_Provided entries_
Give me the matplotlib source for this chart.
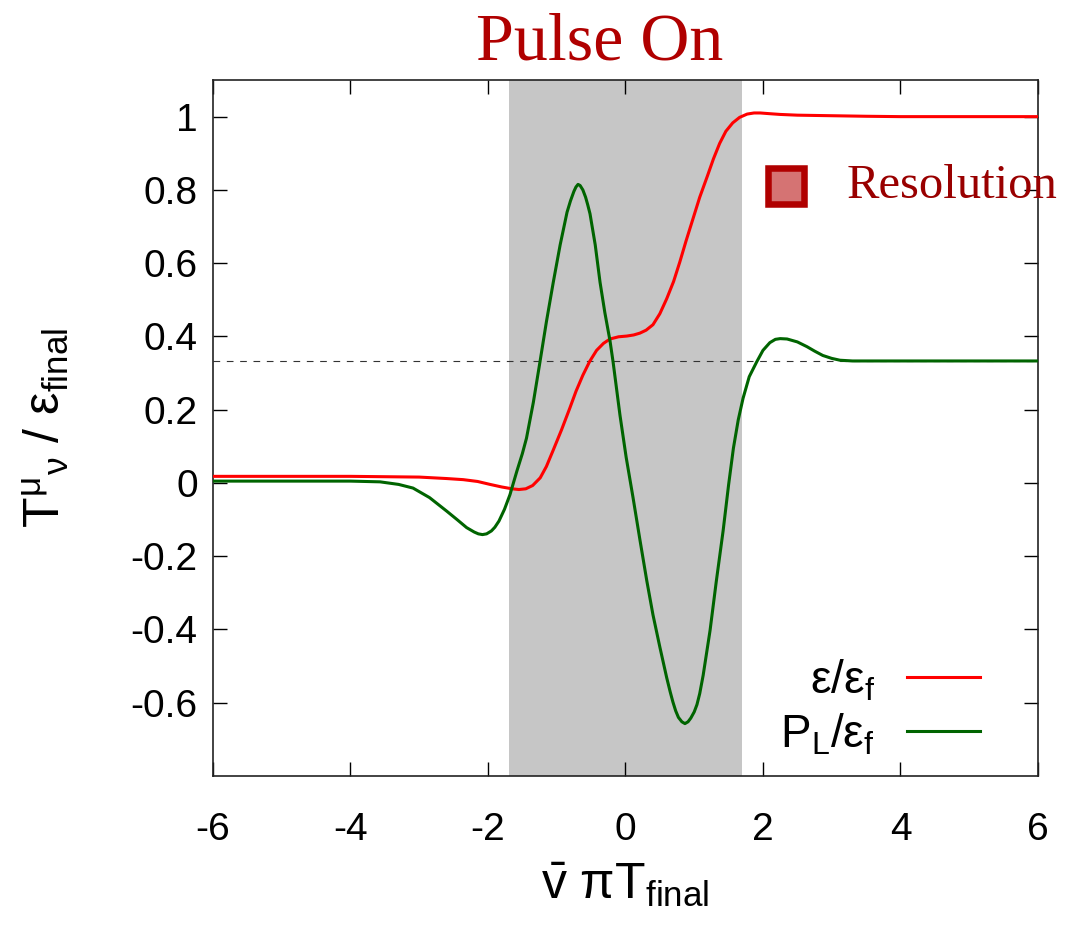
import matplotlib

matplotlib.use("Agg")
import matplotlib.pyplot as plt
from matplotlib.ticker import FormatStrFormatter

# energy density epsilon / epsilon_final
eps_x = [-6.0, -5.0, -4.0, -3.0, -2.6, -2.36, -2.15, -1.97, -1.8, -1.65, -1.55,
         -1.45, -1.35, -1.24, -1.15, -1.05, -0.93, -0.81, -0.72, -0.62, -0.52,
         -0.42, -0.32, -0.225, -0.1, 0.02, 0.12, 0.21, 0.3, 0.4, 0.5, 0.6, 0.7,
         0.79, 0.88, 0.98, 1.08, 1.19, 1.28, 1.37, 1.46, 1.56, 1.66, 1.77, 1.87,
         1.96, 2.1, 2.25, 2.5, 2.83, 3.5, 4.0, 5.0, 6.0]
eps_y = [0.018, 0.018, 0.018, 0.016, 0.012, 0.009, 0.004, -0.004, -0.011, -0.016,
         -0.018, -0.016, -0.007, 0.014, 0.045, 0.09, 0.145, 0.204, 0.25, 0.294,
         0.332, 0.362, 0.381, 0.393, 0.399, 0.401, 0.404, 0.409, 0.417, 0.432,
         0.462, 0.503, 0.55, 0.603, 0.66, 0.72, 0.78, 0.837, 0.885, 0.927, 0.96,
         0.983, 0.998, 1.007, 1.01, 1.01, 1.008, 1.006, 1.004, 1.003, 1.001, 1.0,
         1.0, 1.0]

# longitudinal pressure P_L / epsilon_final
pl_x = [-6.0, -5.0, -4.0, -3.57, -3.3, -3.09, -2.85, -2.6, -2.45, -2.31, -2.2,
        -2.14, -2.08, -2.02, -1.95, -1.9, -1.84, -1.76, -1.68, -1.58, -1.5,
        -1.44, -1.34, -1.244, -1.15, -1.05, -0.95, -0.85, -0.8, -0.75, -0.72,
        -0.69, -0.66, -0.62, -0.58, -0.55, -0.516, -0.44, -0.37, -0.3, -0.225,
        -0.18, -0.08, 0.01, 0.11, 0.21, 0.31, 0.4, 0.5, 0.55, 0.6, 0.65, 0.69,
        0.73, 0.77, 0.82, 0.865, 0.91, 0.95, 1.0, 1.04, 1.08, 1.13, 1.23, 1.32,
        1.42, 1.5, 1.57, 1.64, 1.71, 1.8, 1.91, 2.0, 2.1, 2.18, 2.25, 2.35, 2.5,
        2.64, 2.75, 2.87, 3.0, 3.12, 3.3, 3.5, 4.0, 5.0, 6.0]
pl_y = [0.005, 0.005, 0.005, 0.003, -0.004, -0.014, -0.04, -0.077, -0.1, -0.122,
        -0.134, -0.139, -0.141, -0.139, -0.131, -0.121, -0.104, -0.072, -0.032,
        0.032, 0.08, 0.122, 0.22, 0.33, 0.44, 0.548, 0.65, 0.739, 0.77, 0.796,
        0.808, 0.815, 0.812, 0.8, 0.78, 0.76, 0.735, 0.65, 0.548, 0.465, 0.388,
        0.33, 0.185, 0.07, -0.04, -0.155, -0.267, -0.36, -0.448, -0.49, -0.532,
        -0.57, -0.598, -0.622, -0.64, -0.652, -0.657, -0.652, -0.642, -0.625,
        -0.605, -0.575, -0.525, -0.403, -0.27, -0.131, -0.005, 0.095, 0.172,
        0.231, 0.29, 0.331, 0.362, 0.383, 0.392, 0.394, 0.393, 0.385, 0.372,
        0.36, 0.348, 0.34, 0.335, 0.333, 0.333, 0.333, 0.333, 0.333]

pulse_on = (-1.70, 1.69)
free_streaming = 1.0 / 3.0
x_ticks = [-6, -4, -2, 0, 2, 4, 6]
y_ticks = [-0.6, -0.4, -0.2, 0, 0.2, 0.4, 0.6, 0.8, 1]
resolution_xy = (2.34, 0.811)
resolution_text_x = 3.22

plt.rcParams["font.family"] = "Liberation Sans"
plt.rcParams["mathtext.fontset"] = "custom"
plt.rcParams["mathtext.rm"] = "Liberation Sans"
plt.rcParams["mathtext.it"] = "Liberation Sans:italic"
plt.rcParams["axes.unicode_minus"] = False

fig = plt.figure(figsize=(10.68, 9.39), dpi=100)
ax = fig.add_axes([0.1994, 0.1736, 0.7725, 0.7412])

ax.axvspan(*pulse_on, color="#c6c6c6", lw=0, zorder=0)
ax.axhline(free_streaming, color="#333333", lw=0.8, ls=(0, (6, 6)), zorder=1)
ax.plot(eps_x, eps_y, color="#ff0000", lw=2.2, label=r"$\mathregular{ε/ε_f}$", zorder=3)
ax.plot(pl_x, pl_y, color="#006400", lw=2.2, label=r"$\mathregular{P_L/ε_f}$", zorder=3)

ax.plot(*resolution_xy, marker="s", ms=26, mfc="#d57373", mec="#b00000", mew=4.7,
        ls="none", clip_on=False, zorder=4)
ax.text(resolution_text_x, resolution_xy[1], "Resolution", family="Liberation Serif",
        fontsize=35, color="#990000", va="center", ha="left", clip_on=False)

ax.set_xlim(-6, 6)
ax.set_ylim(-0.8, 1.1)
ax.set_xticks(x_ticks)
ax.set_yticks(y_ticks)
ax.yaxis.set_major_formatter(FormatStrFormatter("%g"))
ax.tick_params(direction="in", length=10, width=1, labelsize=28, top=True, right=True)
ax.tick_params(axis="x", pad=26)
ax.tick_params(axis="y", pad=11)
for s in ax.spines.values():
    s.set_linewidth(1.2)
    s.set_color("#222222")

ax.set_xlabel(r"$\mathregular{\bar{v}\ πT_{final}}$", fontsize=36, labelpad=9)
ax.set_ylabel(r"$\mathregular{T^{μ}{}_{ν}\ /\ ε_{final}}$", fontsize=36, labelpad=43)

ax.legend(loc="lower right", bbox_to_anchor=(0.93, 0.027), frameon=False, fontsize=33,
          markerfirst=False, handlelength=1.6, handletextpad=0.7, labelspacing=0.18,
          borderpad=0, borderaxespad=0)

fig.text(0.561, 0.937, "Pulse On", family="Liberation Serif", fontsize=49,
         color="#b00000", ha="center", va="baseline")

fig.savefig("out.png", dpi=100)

==

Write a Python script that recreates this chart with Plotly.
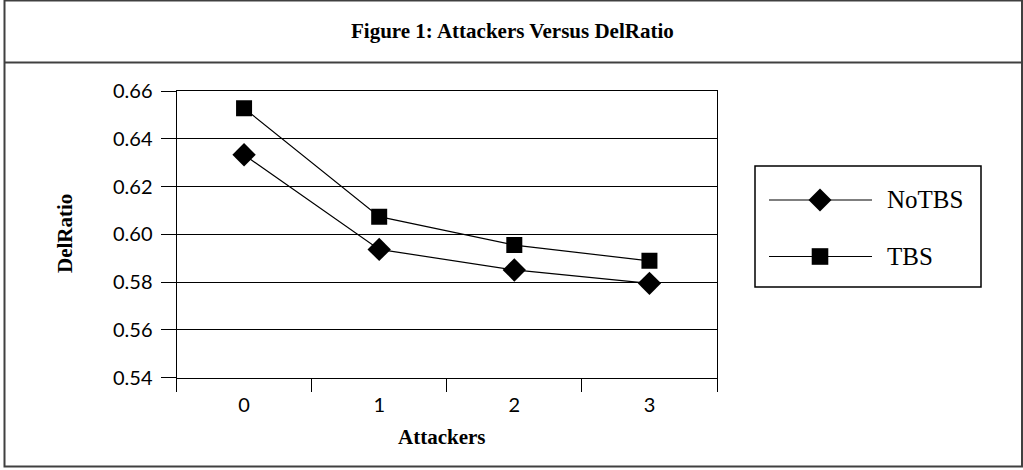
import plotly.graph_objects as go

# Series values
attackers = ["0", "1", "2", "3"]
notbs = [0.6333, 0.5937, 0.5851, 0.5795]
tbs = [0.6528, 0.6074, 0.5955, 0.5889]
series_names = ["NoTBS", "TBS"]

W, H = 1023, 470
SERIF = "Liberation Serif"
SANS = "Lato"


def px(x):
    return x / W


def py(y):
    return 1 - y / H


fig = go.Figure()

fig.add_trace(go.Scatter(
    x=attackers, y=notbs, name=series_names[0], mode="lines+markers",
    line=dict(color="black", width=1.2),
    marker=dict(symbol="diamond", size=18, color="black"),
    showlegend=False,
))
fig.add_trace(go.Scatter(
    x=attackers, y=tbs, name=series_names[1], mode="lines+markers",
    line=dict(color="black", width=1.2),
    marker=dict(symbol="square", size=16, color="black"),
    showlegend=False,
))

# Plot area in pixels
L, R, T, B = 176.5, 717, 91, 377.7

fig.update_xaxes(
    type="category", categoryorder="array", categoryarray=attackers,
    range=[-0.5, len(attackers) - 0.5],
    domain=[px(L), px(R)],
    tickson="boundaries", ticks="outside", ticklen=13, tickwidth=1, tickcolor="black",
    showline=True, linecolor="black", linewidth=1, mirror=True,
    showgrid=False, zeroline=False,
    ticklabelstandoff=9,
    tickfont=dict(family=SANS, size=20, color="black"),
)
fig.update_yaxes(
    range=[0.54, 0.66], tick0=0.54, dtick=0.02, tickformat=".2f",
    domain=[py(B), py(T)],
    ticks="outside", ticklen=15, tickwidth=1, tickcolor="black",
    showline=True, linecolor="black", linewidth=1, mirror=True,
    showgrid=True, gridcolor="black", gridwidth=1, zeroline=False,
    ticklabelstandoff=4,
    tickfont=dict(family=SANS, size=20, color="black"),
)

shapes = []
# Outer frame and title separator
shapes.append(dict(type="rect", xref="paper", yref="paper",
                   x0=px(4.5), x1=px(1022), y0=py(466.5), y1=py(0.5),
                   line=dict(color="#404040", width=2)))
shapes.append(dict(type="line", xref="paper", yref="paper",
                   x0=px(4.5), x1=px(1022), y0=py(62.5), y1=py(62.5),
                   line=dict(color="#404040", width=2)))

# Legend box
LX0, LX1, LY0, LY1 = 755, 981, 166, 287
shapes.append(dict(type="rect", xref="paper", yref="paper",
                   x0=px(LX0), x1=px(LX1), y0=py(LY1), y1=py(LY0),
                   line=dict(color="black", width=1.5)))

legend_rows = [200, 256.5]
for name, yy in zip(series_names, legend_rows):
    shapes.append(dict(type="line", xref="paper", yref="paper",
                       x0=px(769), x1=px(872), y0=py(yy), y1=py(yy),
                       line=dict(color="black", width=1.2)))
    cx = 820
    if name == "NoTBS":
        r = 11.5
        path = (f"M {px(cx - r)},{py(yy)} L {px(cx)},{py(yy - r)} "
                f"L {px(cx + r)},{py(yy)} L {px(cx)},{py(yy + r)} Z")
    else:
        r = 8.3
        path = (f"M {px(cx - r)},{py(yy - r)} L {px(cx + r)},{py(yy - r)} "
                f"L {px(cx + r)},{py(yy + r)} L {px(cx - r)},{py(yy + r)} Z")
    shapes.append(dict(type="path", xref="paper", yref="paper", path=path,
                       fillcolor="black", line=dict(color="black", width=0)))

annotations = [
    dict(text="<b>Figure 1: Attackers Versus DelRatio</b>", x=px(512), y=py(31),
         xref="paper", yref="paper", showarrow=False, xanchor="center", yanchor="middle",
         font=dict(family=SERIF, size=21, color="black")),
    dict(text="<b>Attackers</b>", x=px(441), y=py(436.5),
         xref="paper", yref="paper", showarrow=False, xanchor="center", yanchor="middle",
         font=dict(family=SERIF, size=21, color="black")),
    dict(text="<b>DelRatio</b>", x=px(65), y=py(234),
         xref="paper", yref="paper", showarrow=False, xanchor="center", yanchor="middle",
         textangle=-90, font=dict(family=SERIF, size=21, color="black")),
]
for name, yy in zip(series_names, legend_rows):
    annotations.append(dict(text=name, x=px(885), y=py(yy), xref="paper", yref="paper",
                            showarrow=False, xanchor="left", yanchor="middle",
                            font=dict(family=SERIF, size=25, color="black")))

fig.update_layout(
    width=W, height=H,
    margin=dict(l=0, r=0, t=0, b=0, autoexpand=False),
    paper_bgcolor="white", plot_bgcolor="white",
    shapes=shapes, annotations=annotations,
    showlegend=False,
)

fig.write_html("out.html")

_Goal_
Give back exactly the lines from the one that holds "Give me the matplotlib source for this chart." to the one that holds "from matplotlib.ticker import", with both ends and without the images.

_Solution to the exercise_
Give me the matplotlib source for this chart.
import matplotlib

matplotlib.use("Agg")
import matplotlib.pyplot as plt
from matplotlib.ticker import FormatStrFormatter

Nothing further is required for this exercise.